Job: Will you return, word for word, only the lines from the top of the data below down to and including the one with "np.cos(t - th)"?

Information supplied:
..........

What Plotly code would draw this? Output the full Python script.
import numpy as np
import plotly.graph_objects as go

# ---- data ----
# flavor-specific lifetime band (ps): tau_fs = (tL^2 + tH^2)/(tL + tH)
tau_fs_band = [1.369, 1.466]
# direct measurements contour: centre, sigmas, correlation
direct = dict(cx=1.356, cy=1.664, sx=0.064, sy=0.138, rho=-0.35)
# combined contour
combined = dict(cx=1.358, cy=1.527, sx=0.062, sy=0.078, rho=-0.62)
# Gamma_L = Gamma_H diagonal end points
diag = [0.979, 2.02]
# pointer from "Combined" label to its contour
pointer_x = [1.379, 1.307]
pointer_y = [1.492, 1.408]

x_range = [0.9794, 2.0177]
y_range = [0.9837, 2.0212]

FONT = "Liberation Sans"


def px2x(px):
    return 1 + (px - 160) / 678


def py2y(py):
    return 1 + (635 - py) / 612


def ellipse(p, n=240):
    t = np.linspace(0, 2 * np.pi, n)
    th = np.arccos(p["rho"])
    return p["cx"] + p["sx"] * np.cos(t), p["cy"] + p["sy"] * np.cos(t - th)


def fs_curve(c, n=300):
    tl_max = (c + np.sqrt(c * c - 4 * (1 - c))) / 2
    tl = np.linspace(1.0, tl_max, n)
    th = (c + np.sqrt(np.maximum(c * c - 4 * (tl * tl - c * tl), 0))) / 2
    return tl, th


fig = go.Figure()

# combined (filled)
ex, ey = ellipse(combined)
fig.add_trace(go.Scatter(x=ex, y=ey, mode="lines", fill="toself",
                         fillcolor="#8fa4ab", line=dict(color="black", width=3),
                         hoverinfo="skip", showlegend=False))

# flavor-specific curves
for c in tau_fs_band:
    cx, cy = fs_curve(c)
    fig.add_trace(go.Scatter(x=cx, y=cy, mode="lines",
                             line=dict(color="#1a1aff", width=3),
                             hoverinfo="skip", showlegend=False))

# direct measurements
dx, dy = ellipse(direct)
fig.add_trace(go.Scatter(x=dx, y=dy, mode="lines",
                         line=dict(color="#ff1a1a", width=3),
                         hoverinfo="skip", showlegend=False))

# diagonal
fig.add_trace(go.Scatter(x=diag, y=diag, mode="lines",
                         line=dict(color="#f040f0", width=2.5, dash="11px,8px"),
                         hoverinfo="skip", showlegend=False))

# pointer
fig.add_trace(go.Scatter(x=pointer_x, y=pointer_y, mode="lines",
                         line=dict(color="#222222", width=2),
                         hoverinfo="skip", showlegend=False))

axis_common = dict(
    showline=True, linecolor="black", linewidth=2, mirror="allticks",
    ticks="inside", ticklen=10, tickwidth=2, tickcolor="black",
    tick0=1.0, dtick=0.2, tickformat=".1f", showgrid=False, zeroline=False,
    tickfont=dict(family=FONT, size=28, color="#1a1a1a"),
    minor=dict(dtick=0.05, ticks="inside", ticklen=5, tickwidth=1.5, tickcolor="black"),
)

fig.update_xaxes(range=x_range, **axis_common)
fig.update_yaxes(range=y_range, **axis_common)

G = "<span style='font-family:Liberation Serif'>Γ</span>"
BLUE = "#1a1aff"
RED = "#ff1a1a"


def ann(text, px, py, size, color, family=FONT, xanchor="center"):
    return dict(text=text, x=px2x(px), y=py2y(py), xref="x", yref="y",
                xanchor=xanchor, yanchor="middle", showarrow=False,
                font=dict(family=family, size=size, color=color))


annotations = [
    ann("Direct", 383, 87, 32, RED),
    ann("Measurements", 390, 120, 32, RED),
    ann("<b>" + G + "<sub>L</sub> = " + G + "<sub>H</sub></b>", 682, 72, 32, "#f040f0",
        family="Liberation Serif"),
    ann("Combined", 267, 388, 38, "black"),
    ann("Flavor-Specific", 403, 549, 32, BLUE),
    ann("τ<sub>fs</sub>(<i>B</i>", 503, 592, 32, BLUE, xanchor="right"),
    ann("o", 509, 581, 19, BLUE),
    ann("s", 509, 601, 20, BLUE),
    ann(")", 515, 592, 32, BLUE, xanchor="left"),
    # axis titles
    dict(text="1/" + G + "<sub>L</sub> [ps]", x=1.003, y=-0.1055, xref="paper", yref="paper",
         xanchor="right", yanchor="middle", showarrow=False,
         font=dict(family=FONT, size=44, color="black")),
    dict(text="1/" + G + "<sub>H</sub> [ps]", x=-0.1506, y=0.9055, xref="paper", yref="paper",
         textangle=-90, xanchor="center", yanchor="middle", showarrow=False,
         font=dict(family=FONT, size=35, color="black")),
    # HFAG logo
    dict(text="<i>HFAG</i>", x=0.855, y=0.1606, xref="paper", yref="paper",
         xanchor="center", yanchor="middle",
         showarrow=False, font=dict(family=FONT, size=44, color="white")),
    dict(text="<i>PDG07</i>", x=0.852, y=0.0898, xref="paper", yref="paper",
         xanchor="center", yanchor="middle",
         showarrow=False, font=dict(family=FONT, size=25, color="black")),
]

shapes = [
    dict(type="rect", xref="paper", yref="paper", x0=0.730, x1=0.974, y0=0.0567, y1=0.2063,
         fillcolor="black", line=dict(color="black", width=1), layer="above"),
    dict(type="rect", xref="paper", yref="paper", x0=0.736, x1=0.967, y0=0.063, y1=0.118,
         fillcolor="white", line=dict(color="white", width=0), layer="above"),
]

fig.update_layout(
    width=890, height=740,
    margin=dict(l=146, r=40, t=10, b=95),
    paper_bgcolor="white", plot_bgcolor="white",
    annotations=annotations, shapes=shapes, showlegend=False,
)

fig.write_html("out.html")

..........

In response:
What Plotly code would draw this? Output the full Python script.
import numpy as np
import plotly.graph_objects as go

# ---- data ----
# flavor-specific lifetime band (ps): tau_fs = (tL^2 + tH^2)/(tL + tH)
tau_fs_band = [1.369, 1.466]
# direct measurements contour: centre, sigmas, correlation
direct = dict(cx=1.356, cy=1.664, sx=0.064, sy=0.138, rho=-0.35)
# combined contour
combined = dict(cx=1.358, cy=1.527, sx=0.062, sy=0.078, rho=-0.62)
# Gamma_L = Gamma_H diagonal end points
diag = [0.979, 2.02]
# pointer from "Combined" label to its contour
pointer_x = [1.379, 1.307]
pointer_y = [1.492, 1.408]

x_range = [0.9794, 2.0177]
y_range = [0.9837, 2.0212]

FONT = "Liberation Sans"


def px2x(px):
    return 1 + (px - 160) / 678


def py2y(py):
    return 1 + (635 - py) / 612


def ellipse(p, n=240):
    t = np.linspace(0, 2 * np.pi, n)
    th = np.arccos(p["rho"])
    return p["cx"] + p["sx"] * np.cos(t), p["cy"] + p["sy"] * np.cos(t - th)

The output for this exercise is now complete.